Culture is what people actually do when no one is watching, not what the posters on the wall proclaim. Every organization has two cultures: the espoused culture (the values statement, the mission poster, the CEO's keynote) and the enacted culture (the actual patterns of behavior that shape daily work). When these two cultures diverge, people learn to trust the enacted culture and discount the espoused one — producing cynicism, disengagement, and a collective understanding that the organization's stated values are performance rather than commitment.
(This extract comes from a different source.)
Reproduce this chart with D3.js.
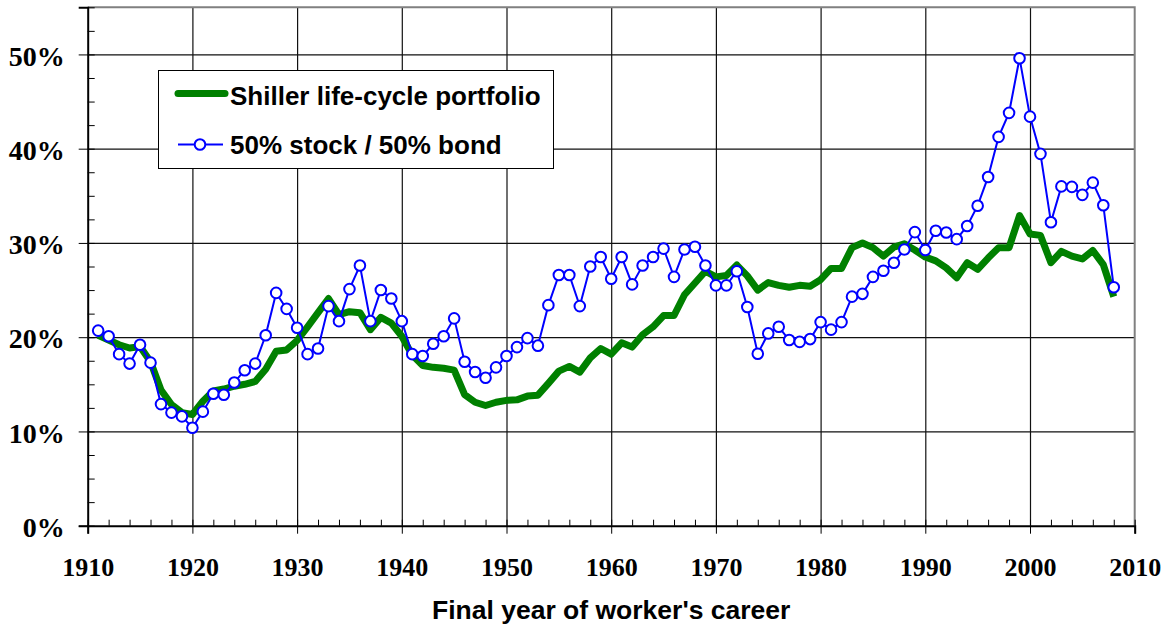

Example: A fintech startup, Ledger, had five core values printed on every conference room wall: Transparency, Customer First, Bold Innovation, Ownership, and Respect. When a new engineering manager, Priya, joined, she observed each value in practice. Transparency: leadership made all major decisions in closed-door meetings and announced them as final. Customer First: when customer support escalated a critical bug, the product team deprioritized it in favor of a feature the CEO wanted for a demo. Bold Innovation: engineers who proposed novel approaches were told to 'follow the established pattern.' Ownership: when a project failed, the postmortem focused on who was to blame rather than what could be learned. Respect: a top-performing salesperson who routinely demeaned support staff faced no consequences because he exceeded quota. Priya realized within two weeks that Ledger had two cultures: the poster culture and the actual culture. The poster culture said transparency, customer-centricity, and respect. The actual culture said deference to authority, CEO-driven priorities, and performance metrics above all else. Every employee understood this gap. No one discussed it openly because the poster culture included 'transparency' — and pointing out the gap between espoused and enacted transparency was itself an act of non-deference.
Try this: Select one stated value from your organization (or team). For the next week, keep a private log of every decision, interaction, or policy you observe that relates to this value. Record two categories: (1) instances where the organization acted in accordance with the stated value, especially when doing so was costly or inconvenient; (2) instances where the organization acted against the stated value or ignored it. At the end of the week, assess the ratio. If the enacted behavior aligns with the stated value more than 80% of the time, the value is real — it is part of the actual culture. If alignment is below 50%, the value is aspirational rather than operative. For aspirational values, ask: what specific behaviors, incentives, or systems would need to change to make this value operative rather than decorative?